I am of the opinion that in certain market segments, that accelerator technology, APUs are of very high utility. They will not help you run excel faster. They will help you run the jobs whose results you put into excel, faster.
In other news, apart from a few disbelievers, the world has turned fast and hard to multi-core technologies. How to program them is not really a hard question, but the impact upon shared and scarce resources is.
NUMA is a way to describe physically disjoint but logically cohesive/contiguous memory. In NUMA machines, you have a hierarchy of memory systems, and a random memory address may not be equivalent in terms of access latency/bandwidth to another. This usually means you have to consider memory access patterns in optimization and tuning efforts. If your thread hops between multiple processors attached to different memories, it is well known that your cache will be less effective over time. Add to this differing memory latencies and bandwidths, and benchmarks such as stream may show interesting results. These results are reflected in applications which heavily use the memory systems. We have seen about a 30% variability when NUMA was not taken into account with STREAMS and benchmarks with a similar access pattern on early Opterons. Processor affinity helps, as does intelligence in the scheduler to co-locate memory and processes on the same socket.
Now add multi-cores. You have to worry about pinning the memory to the socket, but you also need to pin the process to a particular core. You can do that naively by default using processor affinity, but in cases where you have a large shared cache, process affinity can be a little looser.
But the real issue is that in scheduling, you are now going to need to balance resource usage across sockets, so that heavily used sockets, such as lots of IO or lots of memory, or lots of interrupt handling, don’t get saddled with another burdensome process.
That is you have hierarchical resource scheduling as well as process scheduling, and affinity to worry about. Resource contention, and managing this, will be important in this world. So you can now worry about making the pipes out of the processors wider and adding more resources on the chip, and getting data in and out of the chip.
Which also means that you might be able to start specializing these chips/cores. Just like the Cell, with one processor core, and 8 highly specialized cores. Anyone want to argue the Cell is just a powerpc with some interesting bits attached? This is an accelerator. An APU. Its utility for games is obvious. Its utility for scientific computing is just now being explored, and initial results are tantilizing.
This doesn’t mean FPGA’s are not, or Clearspeed are not interesting. They all are.
The question at the end of the day is what value you can use them to bring, and how hard you have to work to bring that value, and how hard you have to work to bring additional value. Cell has not yet demonstrated that it will bring value, though many, including myself, believe it will. FPGA’s have demonstrated value, though in the past they have exacted a high price to realize this value. They preceded Cell in supercomputing by at least a decade, and have numerous successes to point to. Unfortunately for developers, you need to recode in VHDL if you want performance. You can use the C->VHDL compilers, but you will lose lots of performance by doing so. The people doing good things with FPGAs will be the ones who develop the better tool sets atop them.
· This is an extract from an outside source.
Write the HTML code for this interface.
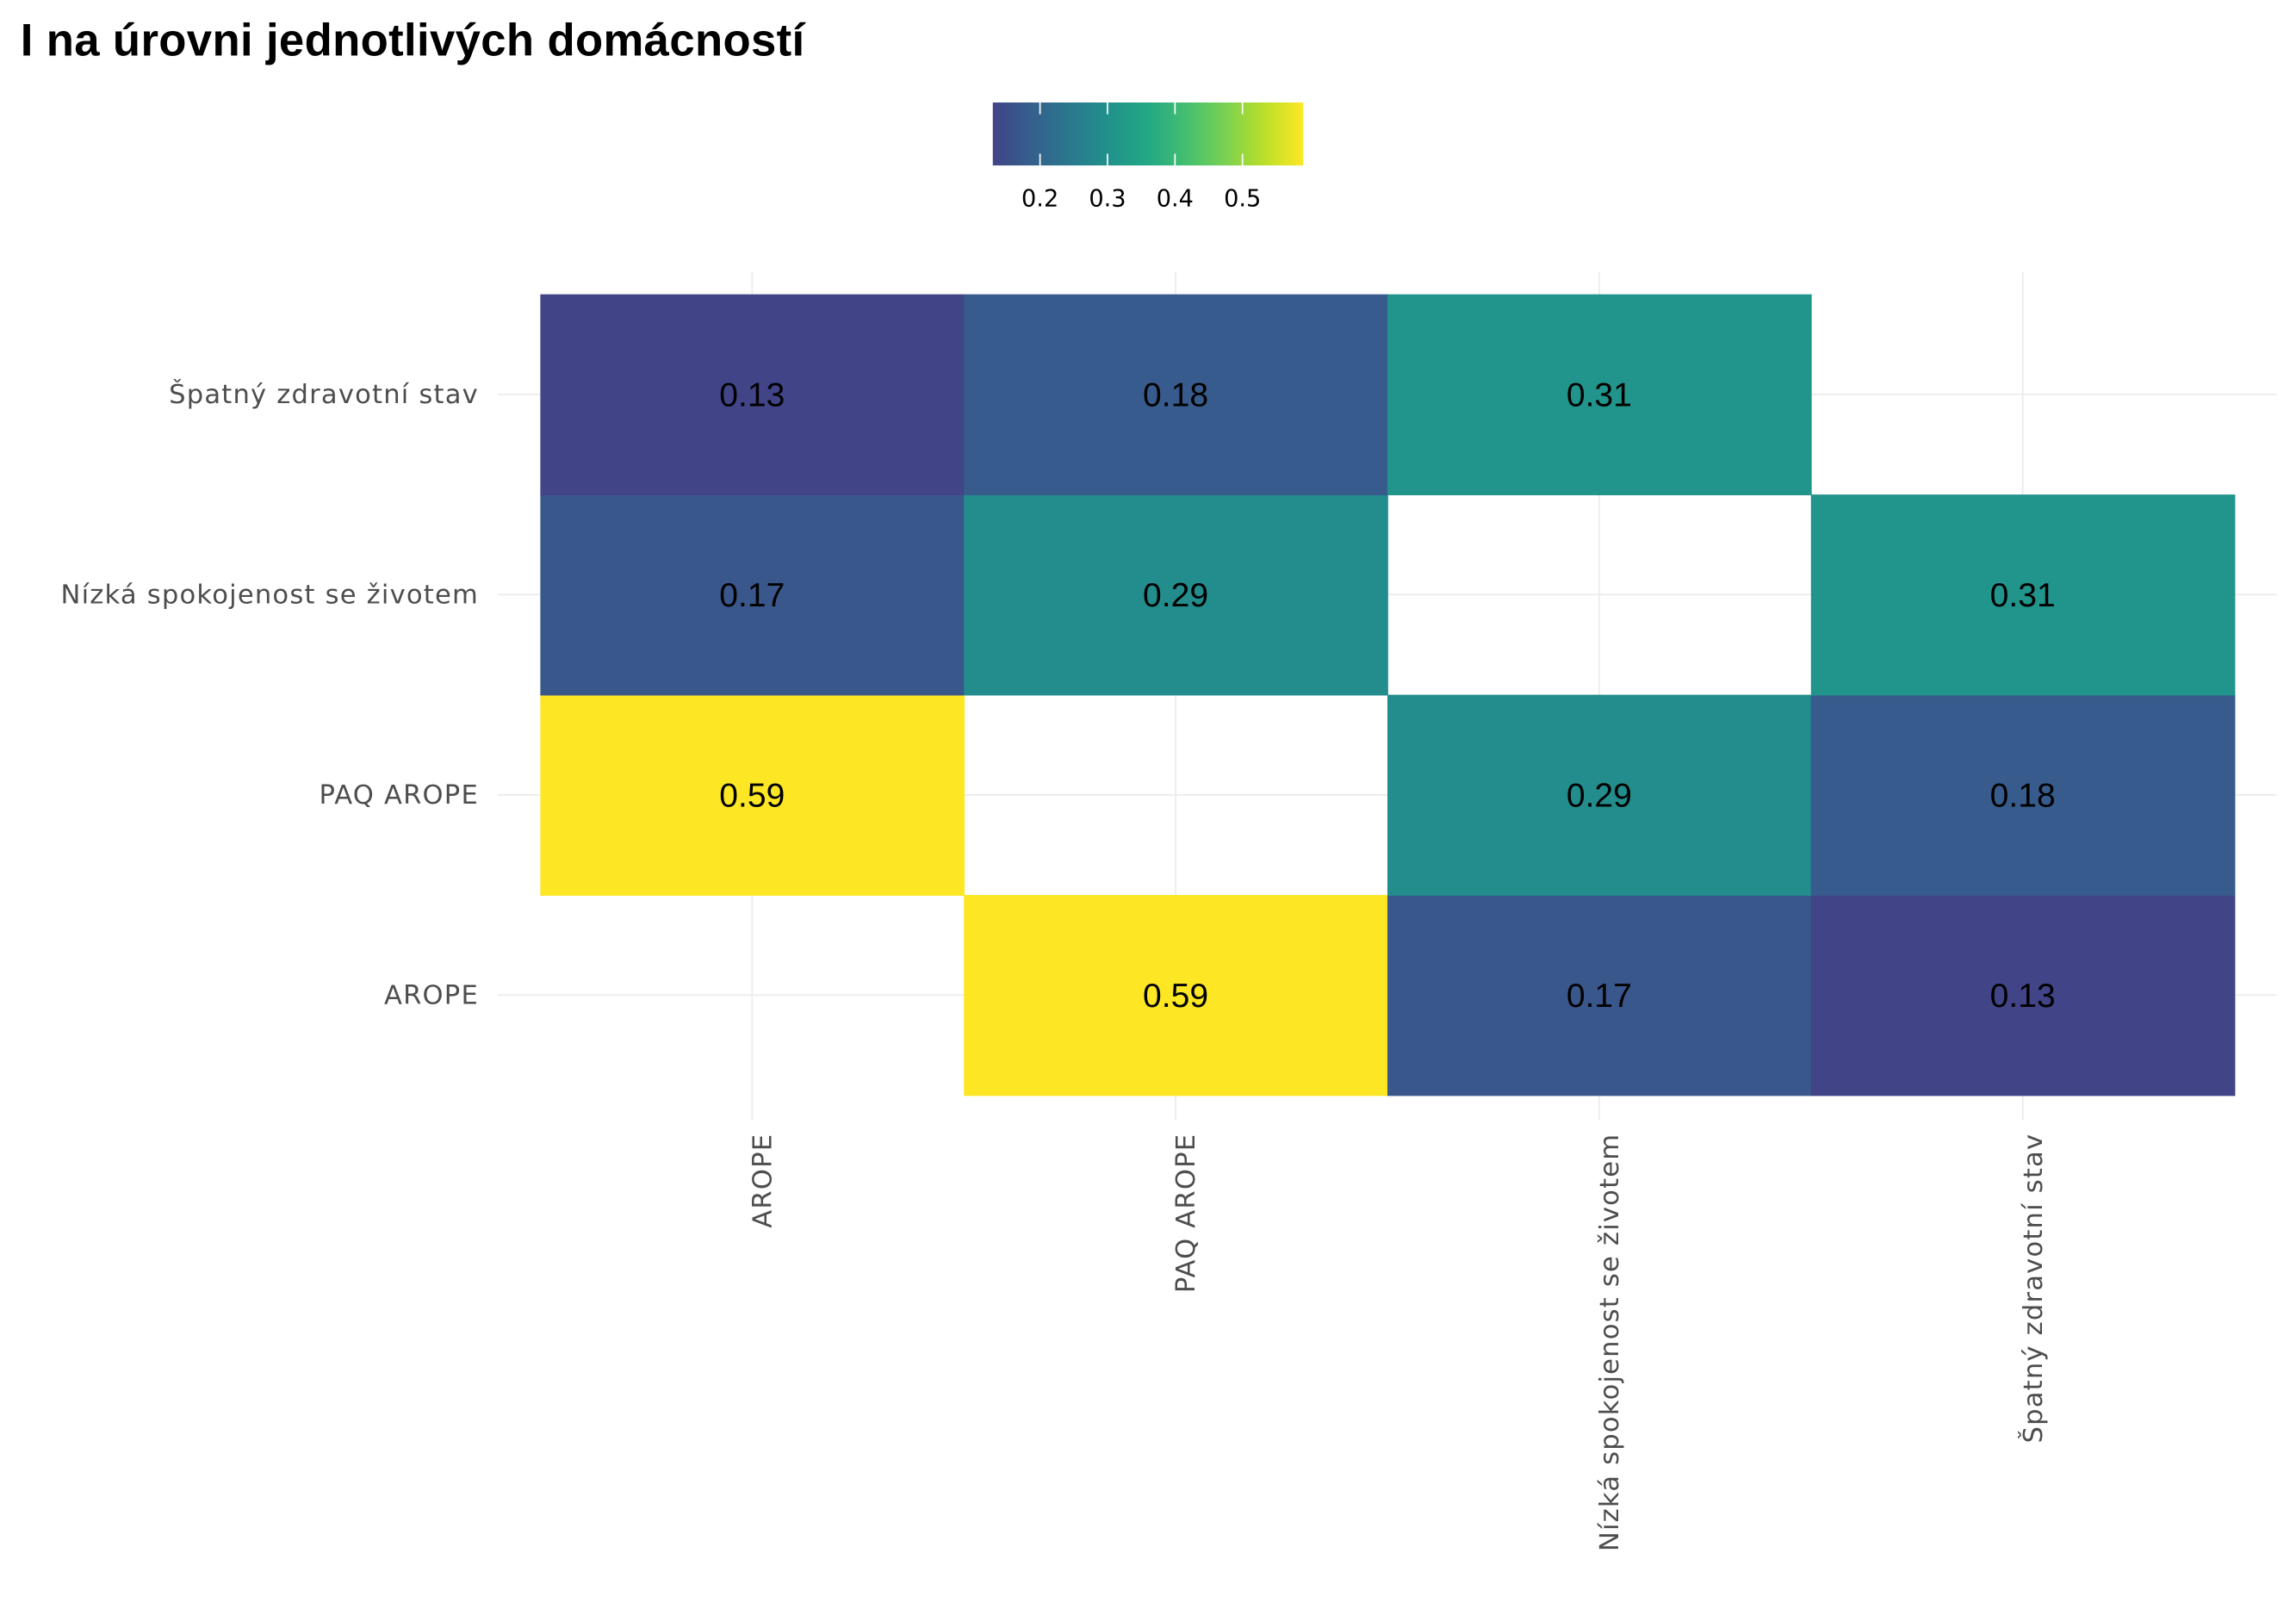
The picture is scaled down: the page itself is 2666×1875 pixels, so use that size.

Utility in large part is the value of what you can do with it. Accelerator technology promises more computing per unit time. This does not necessarily equate to being more productive. However, using our history as a guide, the more power we provide modelers, the more power we give to the people who simulate and analyze, the more results we do get per unit time. The Council on Competitiveness measured this in various surveys. This suggests that HPC is essential. If this is the case, and we can significantly increase the repeat rate for results generation with accelerator technology, as has been demonstrated in some cases, then there is a strong case for a high utility value.